Cuando me recuperé de la ruptura con T. -me tomó unos diez meses, puede que un año- me dio por decir que nunca volvería a salir con una chica que no supiera qué era "el club de se dejaba llevar". Era una manera como otra cualquiera de decir "mi reino no es de este mundo", uno de los ataques recurrentes de estupendismo que me dan de vez en cuando y que en aquel momento tenían que ver con un cierto vitalismo, una especie de "aquí se está bien y si alguien quiere entrar va a tener que acertar muchos enigmas".
Eran días raros, como todo día que merezca la pena. Los Lakers ganaban anillos y mi hermano y yo repetíamos todas las coletillas de Andrés Montes, absolutamente todas. La magia de Andrés era la magia de los perdedores y de eso se dio cuenta pasados unos años. Si he de ser sincero, al principio me resultaba insoportable y eso que yo ya le escuchaba en la radio, junto a Siro López, cuando el Barcelona de Aíto sufría por esas canchas holandesas en las Copas de Europa de los años ochenta. En la radio, Montes era pasable, en televisión era un histrión. Luego le pasó algo parecido en La Sexta pero afortunadamente a mí el fútbol por entonces no me gustaba tanto.
Cuando se calmó, cuando se dio cuenta de que no tenía que agradar a nadie, que le bastaba con ser como era, Montes ganó mucho porque dejó de ser un comentarista para convertirse en un modo de vida. Montes era ese gesto de la "cuesta de los elefantes" con los socios cabeceando y diciendo "este Atleti...". En ello influyó mucho Antoni Daimiel, por supuesto, que sabía manejarle y darle el contrapunto a la perfección. En mi opinión, el mejor Montes no se entiende sin Daimiel porque Daimiel le daba conversación cuando era necesario, le permitía las bromas, se las devolvía, mitigaba la locura y a la vez la gestionaba hacia algo más humano.
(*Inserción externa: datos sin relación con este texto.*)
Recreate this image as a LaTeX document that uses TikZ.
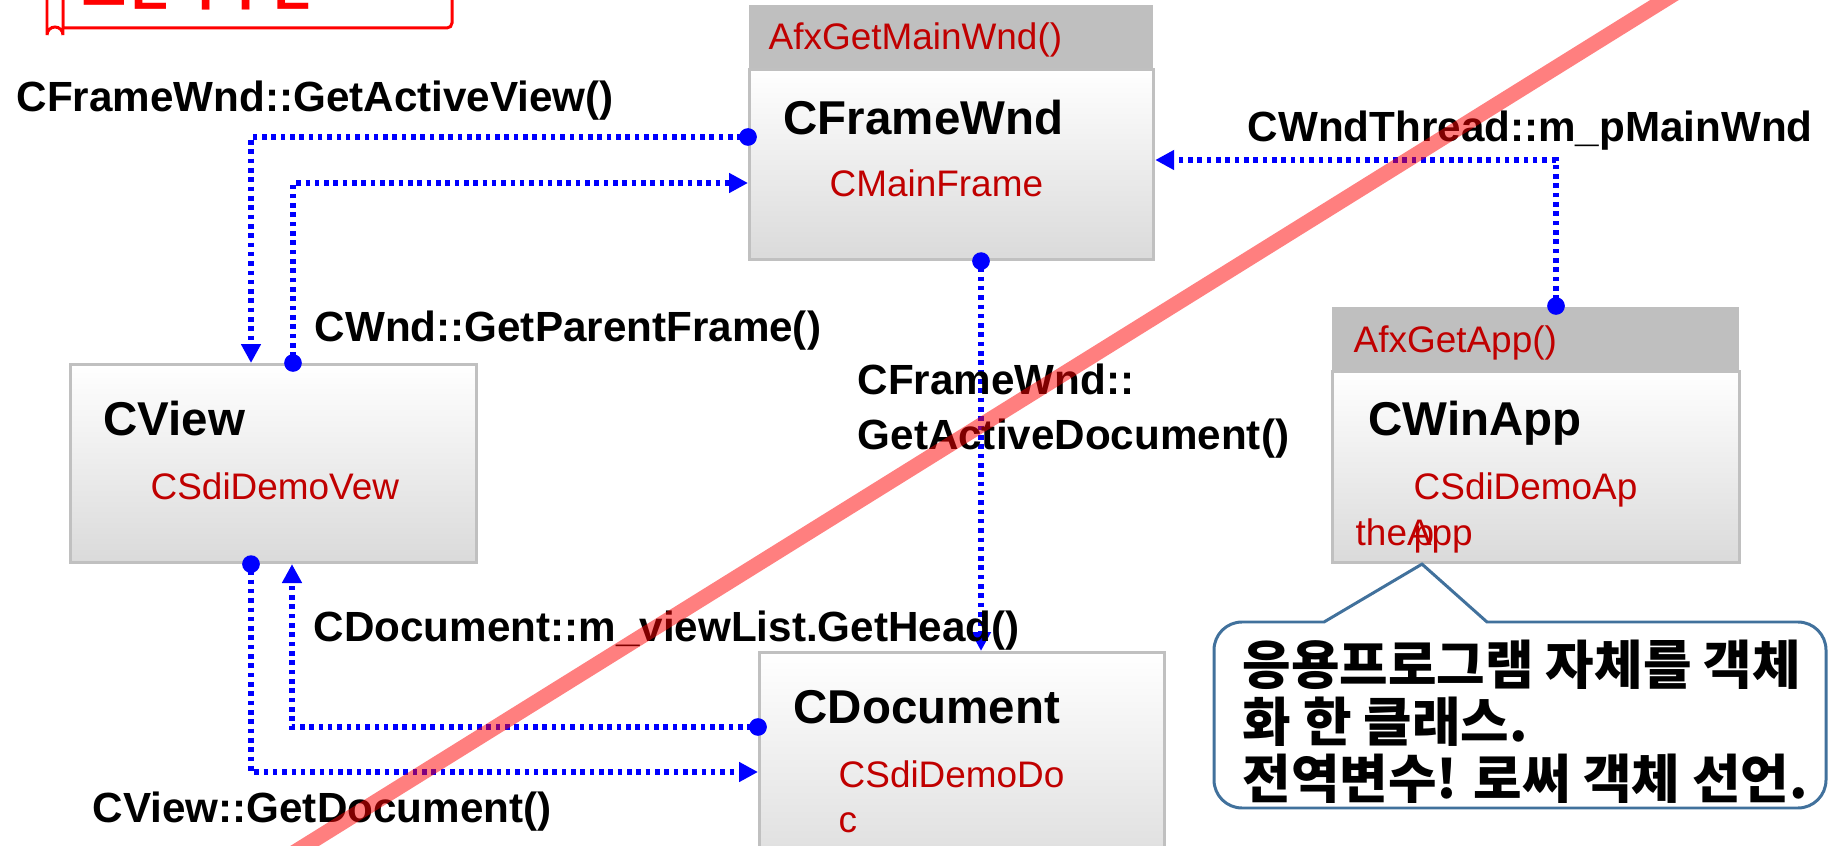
\documentclass[tikz,border=0pt]{standalone}
\usepackage{fontspec}
\setmainfont{Liberation Sans}
\newfontfamily\kr{Noto Sans CJK KR}
\usetikzlibrary{arrows.meta}
\definecolor{boxline}{RGB}{192,192,192}
\definecolor{boxbot}{RGB}{218,218,218}
\definecolor{hdrgray}{RGB}{191,191,191}
\definecolor{clsred}{RGB}{192,0,0}
\definecolor{noteblue}{RGB}{65,113,156}
\tikzset{
  clsbox/.style={draw=boxline, line width=0.85pt, top color=white, bottom color=boxbot, anchor=north west, inner sep=0pt},
  hdr/.style={fill=hdrgray, anchor=north west, inner sep=0pt},
  clsname/.style={anchor=base west, inner sep=0pt, font=\fontsize{13.5pt}{16pt}\selectfont\bfseries},
  impl/.style={anchor=base west, inner sep=0pt, text=clsred, font=\fontsize{10.5pt}{12pt}\selectfont},
  call/.style={anchor=base west, inner sep=0pt, font=\fontsize{12pt}{15.4pt}\selectfont\bfseries},
  link/.style={blue, line width=1.5pt, dash pattern=on 1.3pt off 1.35pt,
    {Circle[length=5pt]}-{Triangle[length=5.4pt,width=5.4pt]}, shorten <=-2.5pt}
}
\begin{document}
\begin{tikzpicture}[x=0.01cm, y=-0.01cm]
  \useasboundingbox (0,0) rectangle (1833,846);

  \draw[red, line width=0.85pt, fill=white] (63,-20) -- (63,28) -- (447,28) arc (90:0:5) -- (452,-20);
  \draw[red, line width=0.85pt, fill=white] (47,-20) -- (47,35) arc (180:360:8) -- (63,-20);
  \node[anchor=base west, inner sep=0pt, text=red, font=\kr\bfseries\fontsize{13.5pt}{16pt}\selectfont] (title) at (82,6) {포인터 구현};

  \node[hdr, minimum width=4.04cm, minimum height=0.64cm] (framehdr) at (748,4) {};
  \node[clsbox, minimum width=4.04cm, minimum height=1.90cm] (frame) at (748,68) {};
  \node[impl] (frame-get) at (768,50) {AfxGetMainWnd()};
  \node[clsname] (frame-t) at (783,135) {CFrameWnd};
  \node[impl] (frame-c) at (829,197) {CMainFrame};

  \node[clsbox, minimum width=4.06cm, minimum height=1.98cm] (view) at (69,363) {};
  \node[clsname] (view-t) at (103,436) {CView};
  \node[impl] (view-c) at (150,500) {CSdiDemoVew};

  \node[hdr, minimum width=4.07cm, minimum height=0.64cm] (apphdr) at (1331,306) {};
  \node[clsbox, minimum width=4.07cm, minimum height=1.91cm] (app) at (1331,370) {};
  \node[impl] (app-get) at (1353,353) {AfxGetApp()};
  \node[clsname] (app-t) at (1368,436) {CWinApp};
  \node[impl] (app-c) at (1413,500) {CSdiDemoAp};
  \node[impl] (app-c2) at (1413,545) {p};
  \node[impl] (app-obj) at (1355,545) {theApp};

  \node[clsbox, minimum width=4.05cm, minimum height=2.4cm] (doc) at (758,651) {};
  \node[clsname] (doc-t) at (793,723) {CDocument};
  \node[impl] (doc-c) at (838,787) {CSdiDemoDo};
  \node[impl] (doc-c2) at (838,832) {c};

  \draw[link] (frame.west |- 0,137) -| (view.north -| 251,0);
  \draw[link] (view.north -| 293,0) |- (frame.west |- 0,183);
  \draw[link] (apphdr.north -| 1556,0) |- (frame.east |- 0,160);
  \draw[link] (frame.south -| 981,0) -- (doc.north -| 981,0);
  \draw[link] (doc.west |- 0,727) -| (view.south -| 292,0);
  \draw[link] (view.south -| 251,0) |- (doc.west |- 0,772);

  \node[call] (l-view) at (16,112) {CFrameWnd::GetActiveView()};
  \node[call] (l-parent) at (314,342) {CWnd::GetParentFrame()};
  \node[call] (l-main) at (1247,142) {CWndThread::m\_pMainWnd};
  \node[call, align=left] (l-adoc) at (857,449) {CFrameWnd::\\GetActiveDocument()};
  \node[call] (l-head) at (313,641) {CDocument::m\_viewList.GetHead()};
  \node[call] (l-doc) at (92,822) {CView::GetDocument()};

  \draw[noteblue, line width=0.85pt, fill=white] (1324,622) -- (app.south -| 1422,0) -- (1487,622)
    [rounded corners=0.28cm] -- (1826,622) -- (1826,808) -- (1214,808) -- (1214,622) [sharp corners] -- cycle;
  \node[anchor=base west, align=left, inner sep=0pt, font=\kr\bfseries\fontsize{15pt}{16.2pt}\selectfont] (note) at (1242,798)
    {응용프로그램 자체를 객체\\화 한 클래스.\\전역변수! 로써 객체 선언.};

  \draw[red, opacity=0.5, line width=4.3pt] (237,888) -- (1732,-42);
\end{tikzpicture}
\end{document}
Montes y Daimiel se convirtieron en humanos, no en expertos, y de hecho cuando se ponían con el libro gordo de Petete resultaban un poco irritantes porque a nosotros los Warriors y los Sixers nos habían empezado a dar un poco igual y nos interesaba qué demonios había pasado en el verano del 99, qué había que hacer para abandonar el Calabassas Club o por qué el talento estaba bajo sospecha. Entiendo que para muchos resultara molesto, incluso agotador, porque hay gente que se levanta de madrugada o se acuesta de madrugada porque le gusta el baloncesto y no quieren saber si el comentarista liga mucho o poco... pero a nosotros la realidad nos estorbaba como de alguna manera parecía estorbarles a aquellos dos locos, esa pareja en la que uno parecía dirigir al otro cuando en realidad era al revés.
Por lo demás, mi época de estupendismo montesiano culminó una noche de sábado en la que convencí a la Chica Ratón para que se viniera a casa a ver una película y cuando acabó no se me ocurrió otra que ponerle un Lakers-Sixers grabado y explicarle quién era "Memorias de África" Mutombo. A la Chica Ratón le había costado bastante decidirse a venir ya de entrada porque sabía lo que le esperaba y esas son las decisiones que no salen en las películas, las pequeñas decisiones que forman relaciones y vidas. Lo que no comprendo es cómo no salió huyendo después de eso. No sé si algún día supo qué era "el club de se dejaba llevar" pero le hacía gracia que imitara a aquel personaje de gafas redondas y pajarita.
Andrés Montes me hacía un tipo gracioso y eso se lo agradeceré siempre. Nos convirtió a todos en una panda de locos y fue precioso. Una locura con su propio lenguaje y su vocabulario exclusivo, es decir, una secta. Y aquel hombre improbable, como sumo sacerdote.